Only one span of the listing below is wanted: the lines from the one with "Rebuild this chart" through the one with "6.37, 5.78, 5.40]", reproduced exactly, both ends kept.

[Task material]:
--

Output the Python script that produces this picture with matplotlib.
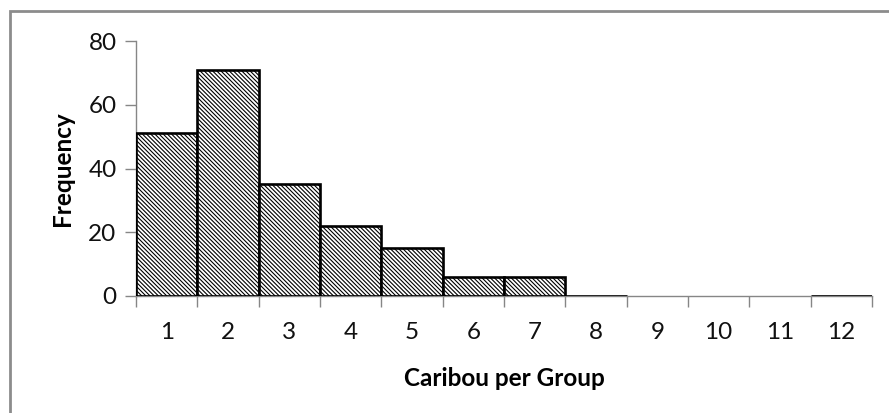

--

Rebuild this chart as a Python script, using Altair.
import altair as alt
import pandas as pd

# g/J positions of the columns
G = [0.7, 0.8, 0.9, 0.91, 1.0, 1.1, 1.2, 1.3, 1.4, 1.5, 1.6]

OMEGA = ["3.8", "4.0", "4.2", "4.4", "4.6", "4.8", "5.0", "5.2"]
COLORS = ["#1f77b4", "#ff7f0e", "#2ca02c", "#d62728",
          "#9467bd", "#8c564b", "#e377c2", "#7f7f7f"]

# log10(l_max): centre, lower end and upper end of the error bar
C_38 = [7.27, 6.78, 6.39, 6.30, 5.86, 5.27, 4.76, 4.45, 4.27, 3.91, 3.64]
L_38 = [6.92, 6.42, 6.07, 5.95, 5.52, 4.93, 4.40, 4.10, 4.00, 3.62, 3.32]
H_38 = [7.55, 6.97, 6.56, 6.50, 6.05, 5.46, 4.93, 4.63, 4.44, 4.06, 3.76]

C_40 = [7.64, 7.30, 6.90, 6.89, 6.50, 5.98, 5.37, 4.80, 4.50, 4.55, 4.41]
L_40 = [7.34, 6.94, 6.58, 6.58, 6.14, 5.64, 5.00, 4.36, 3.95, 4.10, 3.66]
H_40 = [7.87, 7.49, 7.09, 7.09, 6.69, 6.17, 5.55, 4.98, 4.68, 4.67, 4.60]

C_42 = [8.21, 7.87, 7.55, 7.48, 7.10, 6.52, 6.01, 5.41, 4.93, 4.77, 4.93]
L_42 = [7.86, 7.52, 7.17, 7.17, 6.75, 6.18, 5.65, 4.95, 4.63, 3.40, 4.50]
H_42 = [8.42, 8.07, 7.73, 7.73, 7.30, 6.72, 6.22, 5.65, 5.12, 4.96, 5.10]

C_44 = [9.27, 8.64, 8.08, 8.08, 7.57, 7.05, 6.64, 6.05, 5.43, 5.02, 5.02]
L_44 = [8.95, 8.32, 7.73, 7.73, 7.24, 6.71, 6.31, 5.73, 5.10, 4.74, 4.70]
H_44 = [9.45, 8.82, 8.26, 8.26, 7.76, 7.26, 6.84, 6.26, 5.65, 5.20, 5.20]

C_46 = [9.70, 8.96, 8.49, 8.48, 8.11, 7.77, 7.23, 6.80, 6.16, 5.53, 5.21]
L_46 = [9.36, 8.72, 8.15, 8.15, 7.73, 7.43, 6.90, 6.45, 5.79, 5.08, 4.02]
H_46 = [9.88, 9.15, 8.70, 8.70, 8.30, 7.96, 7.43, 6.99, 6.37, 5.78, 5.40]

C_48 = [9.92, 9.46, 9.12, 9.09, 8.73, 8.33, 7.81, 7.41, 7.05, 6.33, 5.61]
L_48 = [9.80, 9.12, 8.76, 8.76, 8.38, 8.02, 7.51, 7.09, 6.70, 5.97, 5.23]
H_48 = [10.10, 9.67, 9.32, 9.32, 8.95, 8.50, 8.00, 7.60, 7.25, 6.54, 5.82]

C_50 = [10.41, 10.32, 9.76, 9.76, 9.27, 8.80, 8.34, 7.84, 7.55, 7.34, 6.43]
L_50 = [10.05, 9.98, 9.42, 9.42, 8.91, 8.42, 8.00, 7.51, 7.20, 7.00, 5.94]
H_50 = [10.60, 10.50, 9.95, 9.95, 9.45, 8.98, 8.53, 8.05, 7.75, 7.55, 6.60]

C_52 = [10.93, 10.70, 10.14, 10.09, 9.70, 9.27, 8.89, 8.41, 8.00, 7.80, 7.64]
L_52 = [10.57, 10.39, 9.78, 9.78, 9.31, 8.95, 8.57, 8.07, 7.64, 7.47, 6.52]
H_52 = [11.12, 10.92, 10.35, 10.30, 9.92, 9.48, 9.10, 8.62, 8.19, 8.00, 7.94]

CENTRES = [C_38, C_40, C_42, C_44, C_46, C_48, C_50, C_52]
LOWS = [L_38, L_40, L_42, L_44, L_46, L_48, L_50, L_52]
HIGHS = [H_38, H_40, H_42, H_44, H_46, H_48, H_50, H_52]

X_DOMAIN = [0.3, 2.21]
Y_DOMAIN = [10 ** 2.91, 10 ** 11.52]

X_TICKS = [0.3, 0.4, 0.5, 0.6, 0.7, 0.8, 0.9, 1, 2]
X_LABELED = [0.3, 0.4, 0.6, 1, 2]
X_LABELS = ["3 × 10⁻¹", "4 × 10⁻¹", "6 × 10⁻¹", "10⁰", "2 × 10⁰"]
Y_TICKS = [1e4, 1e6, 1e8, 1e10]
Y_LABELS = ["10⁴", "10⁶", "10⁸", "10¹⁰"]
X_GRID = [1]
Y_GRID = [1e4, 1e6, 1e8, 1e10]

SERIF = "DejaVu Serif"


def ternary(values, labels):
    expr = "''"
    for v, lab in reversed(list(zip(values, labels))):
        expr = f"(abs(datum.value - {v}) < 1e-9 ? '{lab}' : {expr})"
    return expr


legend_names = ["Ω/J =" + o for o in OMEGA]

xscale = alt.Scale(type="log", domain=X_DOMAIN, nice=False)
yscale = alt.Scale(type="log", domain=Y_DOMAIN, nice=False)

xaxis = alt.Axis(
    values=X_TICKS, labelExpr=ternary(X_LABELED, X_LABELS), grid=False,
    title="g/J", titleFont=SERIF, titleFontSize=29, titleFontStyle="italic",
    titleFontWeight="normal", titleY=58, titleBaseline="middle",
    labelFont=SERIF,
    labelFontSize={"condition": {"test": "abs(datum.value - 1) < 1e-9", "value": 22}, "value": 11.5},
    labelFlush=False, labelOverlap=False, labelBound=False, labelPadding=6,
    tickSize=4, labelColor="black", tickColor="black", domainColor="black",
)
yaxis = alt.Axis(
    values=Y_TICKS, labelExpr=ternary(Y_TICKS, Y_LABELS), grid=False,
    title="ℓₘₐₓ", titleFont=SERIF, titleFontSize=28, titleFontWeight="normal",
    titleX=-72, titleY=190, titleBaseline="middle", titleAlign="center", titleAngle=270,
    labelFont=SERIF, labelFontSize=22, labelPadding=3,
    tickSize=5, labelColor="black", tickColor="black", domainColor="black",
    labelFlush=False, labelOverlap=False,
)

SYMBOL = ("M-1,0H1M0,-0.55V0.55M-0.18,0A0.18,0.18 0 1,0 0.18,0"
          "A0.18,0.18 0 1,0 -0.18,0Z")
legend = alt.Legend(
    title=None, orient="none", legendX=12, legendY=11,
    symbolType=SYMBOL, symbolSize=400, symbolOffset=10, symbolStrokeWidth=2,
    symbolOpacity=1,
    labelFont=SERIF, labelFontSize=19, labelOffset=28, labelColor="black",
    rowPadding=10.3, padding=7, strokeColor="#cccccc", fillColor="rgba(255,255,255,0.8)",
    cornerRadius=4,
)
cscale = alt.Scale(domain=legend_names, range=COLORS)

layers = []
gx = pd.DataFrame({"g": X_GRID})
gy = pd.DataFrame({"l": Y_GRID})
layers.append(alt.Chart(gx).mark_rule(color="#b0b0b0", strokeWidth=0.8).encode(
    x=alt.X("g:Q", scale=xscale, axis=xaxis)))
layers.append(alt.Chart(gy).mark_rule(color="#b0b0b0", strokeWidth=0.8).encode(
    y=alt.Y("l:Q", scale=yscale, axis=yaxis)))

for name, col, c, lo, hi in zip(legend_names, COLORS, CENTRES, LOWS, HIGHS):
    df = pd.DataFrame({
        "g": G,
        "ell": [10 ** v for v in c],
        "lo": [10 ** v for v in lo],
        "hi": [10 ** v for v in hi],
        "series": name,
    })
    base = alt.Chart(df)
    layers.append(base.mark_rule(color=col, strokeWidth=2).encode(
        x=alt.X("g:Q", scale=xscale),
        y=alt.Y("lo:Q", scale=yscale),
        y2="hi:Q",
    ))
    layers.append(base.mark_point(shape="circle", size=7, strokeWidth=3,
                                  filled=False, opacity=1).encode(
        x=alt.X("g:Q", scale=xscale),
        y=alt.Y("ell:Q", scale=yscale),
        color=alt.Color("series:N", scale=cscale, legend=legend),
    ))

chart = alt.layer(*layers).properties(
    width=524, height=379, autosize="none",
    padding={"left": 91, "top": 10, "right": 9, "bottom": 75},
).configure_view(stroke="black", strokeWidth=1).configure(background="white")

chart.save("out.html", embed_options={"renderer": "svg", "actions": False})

--

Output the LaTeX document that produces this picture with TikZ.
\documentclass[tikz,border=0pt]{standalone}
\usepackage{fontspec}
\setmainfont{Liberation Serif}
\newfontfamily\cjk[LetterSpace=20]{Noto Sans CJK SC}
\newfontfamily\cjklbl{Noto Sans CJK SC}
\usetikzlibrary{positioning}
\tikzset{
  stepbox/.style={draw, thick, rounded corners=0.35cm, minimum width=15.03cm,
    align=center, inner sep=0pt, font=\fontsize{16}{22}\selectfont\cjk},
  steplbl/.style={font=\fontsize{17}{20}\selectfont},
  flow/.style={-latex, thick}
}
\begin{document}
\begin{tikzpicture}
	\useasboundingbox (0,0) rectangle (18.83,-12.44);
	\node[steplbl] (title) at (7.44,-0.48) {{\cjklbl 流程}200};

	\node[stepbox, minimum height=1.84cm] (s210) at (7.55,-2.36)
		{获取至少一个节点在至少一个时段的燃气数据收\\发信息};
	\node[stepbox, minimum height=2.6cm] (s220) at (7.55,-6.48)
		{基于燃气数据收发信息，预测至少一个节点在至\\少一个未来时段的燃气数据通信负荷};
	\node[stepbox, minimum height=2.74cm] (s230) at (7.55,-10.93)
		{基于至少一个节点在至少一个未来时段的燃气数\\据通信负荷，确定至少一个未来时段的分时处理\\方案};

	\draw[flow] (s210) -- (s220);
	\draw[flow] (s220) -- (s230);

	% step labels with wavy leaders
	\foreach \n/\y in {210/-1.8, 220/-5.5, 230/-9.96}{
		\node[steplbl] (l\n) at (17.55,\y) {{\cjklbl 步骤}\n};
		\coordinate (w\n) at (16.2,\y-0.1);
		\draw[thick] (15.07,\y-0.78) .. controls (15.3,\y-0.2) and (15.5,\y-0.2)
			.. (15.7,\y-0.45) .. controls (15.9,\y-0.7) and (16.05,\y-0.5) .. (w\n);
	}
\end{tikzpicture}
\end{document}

--

[Final result]:
Rebuild this chart as a Python script, using Altair.
import altair as alt
import pandas as pd

# g/J positions of the columns
G = [0.7, 0.8, 0.9, 0.91, 1.0, 1.1, 1.2, 1.3, 1.4, 1.5, 1.6]

OMEGA = ["3.8", "4.0", "4.2", "4.4", "4.6", "4.8", "5.0", "5.2"]
COLORS = ["#1f77b4", "#ff7f0e", "#2ca02c", "#d62728",
          "#9467bd", "#8c564b", "#e377c2", "#7f7f7f"]

# log10(l_max): centre, lower end and upper end of the error bar
C_38 = [7.27, 6.78, 6.39, 6.30, 5.86, 5.27, 4.76, 4.45, 4.27, 3.91, 3.64]
L_38 = [6.92, 6.42, 6.07, 5.95, 5.52, 4.93, 4.40, 4.10, 4.00, 3.62, 3.32]
H_38 = [7.55, 6.97, 6.56, 6.50, 6.05, 5.46, 4.93, 4.63, 4.44, 4.06, 3.76]

C_40 = [7.64, 7.30, 6.90, 6.89, 6.50, 5.98, 5.37, 4.80, 4.50, 4.55, 4.41]
L_40 = [7.34, 6.94, 6.58, 6.58, 6.14, 5.64, 5.00, 4.36, 3.95, 4.10, 3.66]
H_40 = [7.87, 7.49, 7.09, 7.09, 6.69, 6.17, 5.55, 4.98, 4.68, 4.67, 4.60]

C_42 = [8.21, 7.87, 7.55, 7.48, 7.10, 6.52, 6.01, 5.41, 4.93, 4.77, 4.93]
L_42 = [7.86, 7.52, 7.17, 7.17, 6.75, 6.18, 5.65, 4.95, 4.63, 3.40, 4.50]
H_42 = [8.42, 8.07, 7.73, 7.73, 7.30, 6.72, 6.22, 5.65, 5.12, 4.96, 5.10]

C_44 = [9.27, 8.64, 8.08, 8.08, 7.57, 7.05, 6.64, 6.05, 5.43, 5.02, 5.02]
L_44 = [8.95, 8.32, 7.73, 7.73, 7.24, 6.71, 6.31, 5.73, 5.10, 4.74, 4.70]
H_44 = [9.45, 8.82, 8.26, 8.26, 7.76, 7.26, 6.84, 6.26, 5.65, 5.20, 5.20]

C_46 = [9.70, 8.96, 8.49, 8.48, 8.11, 7.77, 7.23, 6.80, 6.16, 5.53, 5.21]
L_46 = [9.36, 8.72, 8.15, 8.15, 7.73, 7.43, 6.90, 6.45, 5.79, 5.08, 4.02]
H_46 = [9.88, 9.15, 8.70, 8.70, 8.30, 7.96, 7.43, 6.99, 6.37, 5.78, 5.40]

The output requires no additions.